CS 368-3 (2012 Summer) — Day 4 Homework

Due Monday, July 2, at the start of class.

Goal

Write a Perl script that reads data from a file, analyzes the data, and prints a report.

Tasks

Now that we can read files, we can start processing significantly more data than before. Use this new knowledge to read a data file (1.4 MB) containing one English word per line (263536 words), then look for interesting statistics. Specifically, we are looking for words that occur with some uppercase letters more often than in all lowercase letters.

Your script will need to contain a definition for the input file name at the top of the script, like this:

my $filename = '...';

See below for a link to the input file that I provide.

The input file contains a list of words, one word per line. Your script will read this file, and count the frequency of each of the words.

HOWEVER, do not count any words that are all uppercase; they are not as interesting to deal with. Perl does not contain a simple function to check whether a string is all uppercase. But, you can easily convert a string to all uppercase:

my $string = "Mixed_Case";
print "The string '$string', in all uppercase, is '" . uc($string) . "'\n";

Use that function to test whether the original string is equal to the converted string; if so, then the original must have been in all uppercase.

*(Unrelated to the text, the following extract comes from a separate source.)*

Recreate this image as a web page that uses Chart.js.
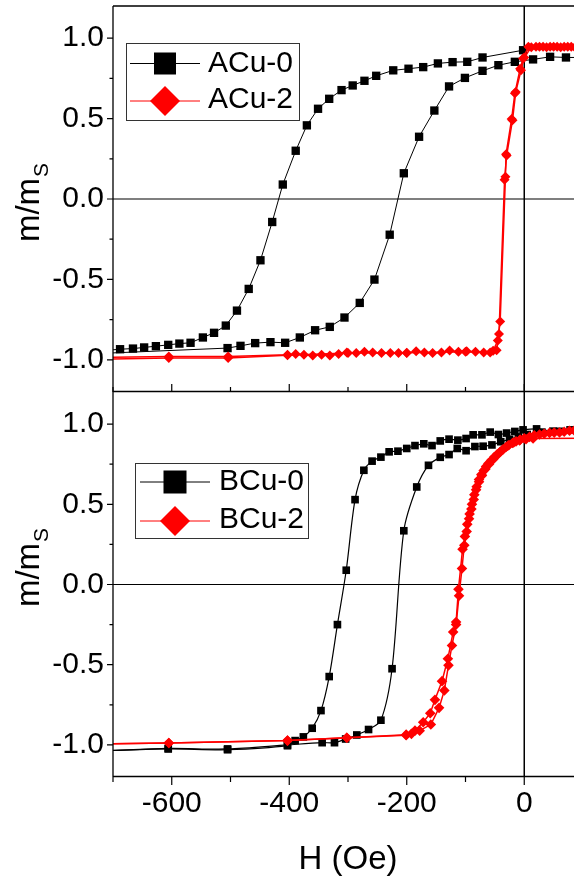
<!DOCTYPE html>
<html><head><meta charset="utf-8">
<script src="https://cdn.jsdelivr.net/npm/chart.js@4.4.0/dist/chart.umd.min.js"></script>
<style>
html,body{margin:0;padding:0;background:#fff;overflow:hidden;width:574px;height:876px}
#wrap{position:relative;width:574px;height:876px;overflow:hidden;background:#fff}
canvas{position:absolute;left:0}
#c1{top:0}
#c2{top:385px}
</style></head><body>
<div id="wrap"><canvas id="c1" width="600" height="400" style="width:600px;height:400px"></canvas><canvas id="c2" width="600" height="491" style="width:600px;height:491px"></canvas></div>
<script>
// ---------- axis ticks ----------
const xTickLabels = [-600, -400, -200, 0];
const xMinorTicks = [-700, -500, -300, -100, 100];
const yTickLabels = [-1, -0.5, 0, 0.5, 1];
const yMinorTicks = [-0.75, -0.25, 0.25, 0.75];
const xRange = [-700, 100];
const yRange = [-1.2, 1.2];

// ---------- top panel: ACu-0 ----------
const acu0DownH = [-2, -71, -97, -122, -147, -172, -197, -223, -252, -272, -292, -311, -332, -351, -370, -389, -411, -429, -449, -469, -489, -508, -528, -547, -568, -587, -606, -627, -647, -666, -688, -708];
const acu0DownM = [0.925, 0.88, 0.853, 0.851, 0.843, 0.82, 0.81, 0.80, 0.766, 0.735, 0.706, 0.677, 0.623, 0.561, 0.458, 0.30, 0.09, -0.143, -0.381, -0.559, -0.694, -0.787, -0.832, -0.861, -0.894, -0.899, -0.907, -0.915, -0.923, -0.93, -0.934, -0.94];
const acu0UpH = [-720, -505, -483, -458, -432, -407, -382, -356, -331, -306, -280, -255, -229, -205, -179, -153, -128, -101, -71, -44, -16, 15, 44, 71, 98];
const acu0UpM = [-0.96, -0.927, -0.913, -0.896, -0.89, -0.894, -0.861, -0.816, -0.795, -0.737, -0.646, -0.501, -0.222, 0.16, 0.387, 0.55, 0.70, 0.753, 0.797, 0.832, 0.853, 0.868, 0.884, 0.88, 0.88];

// ---------- top panel: ACu-2 ----------
const acu2DownH = [92, 80, 68, 56, 44, 32, 20, 7, -2, -7, -16, -21.5, -31, -32, -41, -45, -53, -69, -83, -98, -112, -127, -141, -156, -170, -184, -200, -214, -228, -243, -258, -272, -286, -302, -316, -331, -345, -360, -375, -389, -403, -504, -605, -710];
const acu2DownM = [0.946, 0.946, 0.946, 0.946, 0.946, 0.946, 0.946, 0.946, 0.874, 0.81, 0.657, 0.497, 0.278, 0.139, -0.762, -0.88, -0.944, -0.954, -0.95, -0.946, -0.95, -0.942, -0.954, -0.958, -0.954, -0.946, -0.958, -0.958, -0.958, -0.958, -0.954, -0.95, -0.958, -0.954, -0.963, -0.973, -0.969, -0.973, -0.969, -0.963, -0.969, -0.98, -0.98, -0.985];
const acu2UpH = [-710, -605, -504, -403, -300, -200, -100, -58, -47, -43, -33.5, -30, -20, -14.5, -5.5, 0, 12, 26, 38, 50, 62, 74, 86, 98];
const acu2UpM = [-0.995, -0.988, -0.988, -0.972, -0.958, -0.956, -0.95, -0.955, -0.94, -0.84, 0.12, 0.27, 0.49, 0.665, 0.80, 0.88, 0.944, 0.946, 0.944, 0.946, 0.944, 0.946, 0.944, 0.946];

// ---------- bottom panel: BCu-0 ----------
const bcu0DownH = [95, 78, 49, 21, -2, -16, -30, -44, -58, -72, -87, -99, -113, -128, -143, -157, -171, -186, -200, -215, -230, -244, -259, -273, -288, -303, -318, -332, -346, -361, -376, -390, -403, -505, -606, -710];
const bcu0DownM = [0.96, 0.964, 0.956, 0.97, 0.964, 0.954, 0.944, 0.935, 0.95, 0.933, 0.933, 0.91, 0.9, 0.906, 0.895, 0.866, 0.877, 0.866, 0.848, 0.831, 0.827, 0.794, 0.769, 0.712, 0.529, 0.089, -0.25, -0.574, -0.786, -0.896, -0.95, -0.973, -1.005, -1.03, -1.025, -1.036];
const bcu0UpH = [-710, -606, -505, -403, -344, -323, -304, -285, -265, -244, -225, -205, -183, -163, -143, -128, -114, -99, -84, -70, -55, -40, -25, -10, 5, 30, 60, 95];
const bcu0UpM = [-1.036, -1.022, -1.025, -1.0, -0.986, -0.986, -0.963, -0.938, -0.904, -0.846, -0.525, 0.335, 0.608, 0.743, 0.793, 0.81, 0.848, 0.834, 0.86, 0.862, 0.87, 0.89, 0.905, 0.92, 0.935, 0.95, 0.955, 0.96];

// ---------- bottom panel: BCu-2 ----------
const bcu2DownH = [95, 85, 77, 68, 60, 51, 43, 34, 26, 17, 9, 0, -7, -14, -20, -26, -31, -36, -41, -46, -51, -56, -61, -65, -69, -73, -77, -81, -85, -89, -93, -97, -101, -105, -112, -116, -121, -130, -140, -152, -160, -172, -186, -201, -302, -403, -605, -710];
const bcu2DownM = [0.962, 0.96, 0.958, 0.952, 0.948, 0.947, 0.945, 0.94, 0.935, 0.93, 0.92, 0.912, 0.903, 0.892, 0.882, 0.87, 0.857, 0.842, 0.828, 0.812, 0.795, 0.775, 0.755, 0.735, 0.71, 0.685, 0.655, 0.61, 0.56, 0.5, 0.44, 0.375, 0.3, 0.22, -0.03, -0.234, -0.296, -0.4625, -0.6025, -0.719, -0.8025, -0.859, -0.911, -0.936, -0.955, -0.973, -0.988, -0.994];
const bcu2UpH = [-710, -605, -403, -302, -201, -192, -178, -159, -145, -136, -129, -123, -116, -111, -106, -102, -98, -94, -90, -86, -82, -77, -72, -66, -60, -53, -45, -37, -28, -18, -8, 3, 15, 150];
const bcu2UpM = [-0.994, -0.988, -0.973, -0.955, -0.94, -0.931, -0.911, -0.873, -0.769, -0.66, -0.504, -0.38, -0.25, -0.07, 0.1, 0.245, 0.33, 0.41, 0.47, 0.53, 0.59, 0.64, 0.68, 0.72, 0.75, 0.78, 0.81, 0.84, 0.865, 0.885, 0.898, 0.905, 0.91, 0.912];

// ---------- rendering ----------
const FONT = "'Liberation Sans', Arial, Helvetica, sans-serif";
Chart.defaults.font.family = FONT;
Chart.defaults.color = '#000';

function pts(h, m) { return h.map((v, i) => ({x: v, y: m[i]})); }

function drawDiamond(ctx, cx, cy, r) {
  ctx.beginPath();
  ctx.moveTo(cx, cy - r); ctx.lineTo(cx + r, cy); ctx.lineTo(cx, cy + r); ctx.lineTo(cx - r, cy);
  ctx.closePath(); ctx.fill();
}

function noPad(s) { s.paddingTop = 0; s.paddingBottom = 0; s.paddingLeft = 0; s.paddingRight = 0; }

const decor = {
  id: 'decor',
  beforeDatasetsDraw(chart, args, o) {
    const {ctx, chartArea: a, scales: {x, y}} = chart;
    ctx.save();
    ctx.strokeStyle = '#000';
    ctx.lineWidth = 1.2;
    const py = y.getPixelForValue(0);
    ctx.beginPath(); ctx.moveTo(a.left, py); ctx.lineTo(a.right, py); ctx.stroke();
    ctx.lineWidth = 1.5;
    const px = x.getPixelForValue(0);
    ctx.beginPath(); ctx.moveTo(px, a.top); ctx.lineTo(px, a.bottom); ctx.stroke();
    ctx.restore();
  },
  afterDatasetsDraw(chart, args, o) {
    const {ctx, chartArea: a, scales: {x, y}} = chart;
    ctx.save();
    ctx.strokeStyle = '#000';
    ctx.lineWidth = 1.3;
    ctx.beginPath();
    ctx.moveTo(a.left, a.top); ctx.lineTo(a.left, a.bottom);
    if (o.topBorder) { ctx.moveTo(a.left, a.top); ctx.lineTo(a.right, a.top); }
    ctx.moveTo(a.left, a.bottom - 0.5); ctx.lineTo(a.right, a.bottom - 0.5);
    ctx.stroke();
    ctx.lineWidth = 1.2;
    ctx.beginPath();
    yTickLabels.forEach(v => { const p = y.getPixelForValue(v); ctx.moveTo(a.left, p); ctx.lineTo(a.left - 6, p); });
    yMinorTicks.forEach(v => { const p = y.getPixelForValue(v); ctx.moveTo(a.left, p); ctx.lineTo(a.left - 3.5, p); });
    const dir = o.xTickDir === 'in' ? -1 : 1;
    xTickLabels.forEach(v => { const p = x.getPixelForValue(v); ctx.moveTo(p, a.bottom); ctx.lineTo(p, a.bottom + dir * 8); });
    xMinorTicks.forEach(v => { const p = x.getPixelForValue(v); ctx.moveTo(p, a.bottom); ctx.lineTo(p, a.bottom + dir * 5); });
    ctx.stroke();
    ctx.restore();
  },
  afterDraw(chart, args, o) {
    const ctx = chart.ctx;
    // y title with subscript
    ctx.save();
    ctx.translate(o.title.x, o.title.y);
    ctx.rotate(-Math.PI / 2);
    ctx.fillStyle = '#000';
    ctx.textBaseline = 'alphabetic'; ctx.textAlign = 'left';
    ctx.font = `33px ${FONT}`;
    const w1 = ctx.measureText('m/m').width;
    ctx.font = `21px ${FONT}`;
    const w2 = ctx.measureText('S').width;
    const x0 = -(w1 + w2) / 2;
    ctx.font = `33px ${FONT}`;
    ctx.fillText('m/m', x0, 0);
    ctx.font = `21px ${FONT}`;
    ctx.fillText('S', x0 + w1 + 1, 9);
    ctx.restore();
    // legend
    const L = o.legend;
    ctx.save();
    ctx.fillStyle = '#fff';
    ctx.fillRect(L.x, L.y, L.w, L.h);
    ctx.strokeStyle = '#333'; ctx.lineWidth = 1;
    ctx.strokeRect(L.x + 0.5, L.y + 0.5, L.w, L.h);
    L.rows.forEach(r => {
      const ds = chart.data.datasets[r.ds];
      ctx.strokeStyle = ds.borderColor; ctx.lineWidth = 1;
      ctx.beginPath(); ctx.moveTo(L.lx1, r.my); ctx.lineTo(L.lx2, r.my); ctx.stroke();
      ctx.fillStyle = ds.borderColor;
      if (ds.pointStyle === 'rect') ctx.fillRect(L.mx - r.size / 2, r.my - r.size / 2, r.size, r.size);
      else drawDiamond(ctx, L.mx, r.my, r.size / 2);
      ctx.fillStyle = '#000';
      ctx.font = `30px ${FONT}`;
      ctx.textBaseline = 'middle'; ctx.textAlign = 'left';
      ctx.fillText(ds.label, L.tx, r.ty);
    });
    ctx.restore();
  }
};

function makeSeries(label, h, m, color, marker, r, lw, tension, order) {
  return {
    label, data: pts(h, m), showLine: true,
    borderColor: color, backgroundColor: color, borderWidth: lw,
    pointStyle: marker, pointRadius: r, pointHoverRadius: r,
    pointBorderWidth: 0, pointBackgroundColor: color,
    tension, order
  };
}

function panel(id, datasets, cfg) {
  return new Chart(document.getElementById(id), {
    type: 'scatter',
    data: {datasets},
    options: {
      responsive: false, animation: false, devicePixelRatio: 1, events: [],
      layout: {padding: {left: 0, right: 17, top: cfg.padTop, bottom: 0}},
      plugins: {legend: {display: false}, tooltip: {enabled: false}, decor: cfg.decor},
      scales: {
        x: {
          type: 'linear', min: xRange[0], max: xRange[1],
          afterBuildTicks: s => { s.ticks = xTickLabels.map(v => ({value: v})); },
          afterFit: s => { s.height = cfg.xHeight; noPad(s); },
          grid: {display: false, drawTicks: false},
          border: {display: false},
          ticks: {display: cfg.showX, padding: 9, color: '#000', font: {size: 30, lineHeight: 1.2}, maxRotation: 0, autoSkip: false, callback: v => String(v)},
          title: {display: cfg.showX, text: 'H (Oe)', color: '#000', font: {size: 33, lineHeight: 1}, padding: {top: 0, bottom: 0}}
        },
        y: {
          type: 'linear', min: yRange[0], max: yRange[1],
          afterBuildTicks: s => { s.ticks = yTickLabels.map(v => ({value: v})); },
          afterFit: s => { s.width = 113; noPad(s); },
          grid: {display: false, drawTicks: false},
          border: {display: false},
          ticks: {padding: 9, color: '#000', font: {size: 30}, callback: v => v.toFixed(1)}
        }
      }
    },
    plugins: [decor]
  });
}

panel('c1', [
  makeSeries('ACu-2', acu2DownH, acu2DownM, '#ff0000', 'rectRot', 5, 1.5, 0, 0),
  makeSeries('ACu-2', acu2UpH, acu2UpM, '#ff0000', 'rectRot', 5, 1.5, 0, 0),
  makeSeries('ACu-0', acu0DownH, acu0DownM, '#000000', 'rect', 5.9, 1, 0, 1),
  makeSeries('ACu-0', acu0UpH, acu0UpM, '#000000', 'rect', 5.9, 1, 0, 1)
], {
  padTop: 6, xHeight: 8, showX: false,
  decor: {
    topBorder: true, xTickDir: 'in',
    title: {x: 39, y: 203},
    legend: {x: 126, y: 43, w: 173, h: 77, lx1: 130, lx2: 200, mx: 165, tx: 208,
      rows: [{ds: 2, my: 63.5, ty: 64, size: 22}, {ds: 0, my: 101, ty: 100, size: 30}]}
  }
});

panel('c2', [
  makeSeries('BCu-2', bcu2DownH, bcu2DownM, '#ff0000', 'rectRot', 5.3, 1.5, 0, 0),
  makeSeries('BCu-2', bcu2UpH, bcu2UpM, '#ff0000', 'rectRot', 5.3, 1.5, 0, 0),
  makeSeries('BCu-0', bcu0DownH, bcu0DownM, '#000000', 'rect', 5.4, 1.2, 0.3, 1),
  makeSeries('BCu-0', bcu0UpH, bcu0UpM, '#000000', 'rect', 5.4, 1.2, 0.3, 1)
], {
  padTop: 7, xHeight: 99, showX: true,
  decor: {
    topBorder: false, xTickDir: 'out',
    title: {x: 39, y: 568 - 385},
    legend: {x: 135, y: 463 - 385, w: 173, h: 75, lx1: 140, lx2: 210, mx: 175, tx: 219,
      rows: [{ds: 2, my: 482 - 385, ty: 482 - 385, size: 23}, {ds: 0, my: 521 - 385, ty: 520 - 385, size: 30}]}
  }
});
</script>
</body></html>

Once you have tallied all of the (not-all-uppercase) words in the file, you need to look for ones that occur both in mixed case (i.e., mixed upper- and lowercase letters) and all lowercase. In all of the instances that I found, the mixed-case version starts with an initial capital letter, so you could look for the word pairs that way, too.

For example: Both the words “yes” and “Yes” occur in the text, but the word “intelligent” occurs only in lowercase.

Of the pairs of words that are both mixed and lowercase, we would generally expect the lowercase form to be more common. So let’s look for the unusual cases! That is, we are looking for cases where the Mixed-case word is actually more frequent than its all-lowercase version. For example, “The” occurs 1619 times and “the” occurs 13410 times, so we are NOT interested in it. However, “Yes” occurs 39 times and “yes” occurs 17 times, so that is interesting.

For every interesting pair of words, as defined above, print one line with: (a) the ratio of mixed-case to lowercase counts, (b) the words, and (c) their actual frequencies in the text.

Sample Output

This is what my output looks like. Your output format may be different, but it must contain all the same elements.

11.000 - Hello (11) : hello (1)
 2.412 - Cabinet (41) : cabinet (17)
 1.143 - Eastern (8) : eastern (7)
 9.000 - Sally (9) : sally (1)
 1.750 - Commission (14) : commission (8)
27.000 - Author (243) : author (9)
 2.333 - Museum (7) : museum (3)
 1.500 - Performer (3) : performer (2)
....

Input File

I provide the input file: homework-04.txt for you to experiment with. Your script should run successfully on this file and any other ones like it.

Perl Tips

Similar to the uc() function, use the lc() function on a string to return a copy of the string with all letters in lower case. For example:

my $some_text = 'Mixed Case';
print lc($some_text) . "\n";

A key aspect to this assignment is the proper use of Perl’s collection types. With proper selection, the problem becomes very straightforward.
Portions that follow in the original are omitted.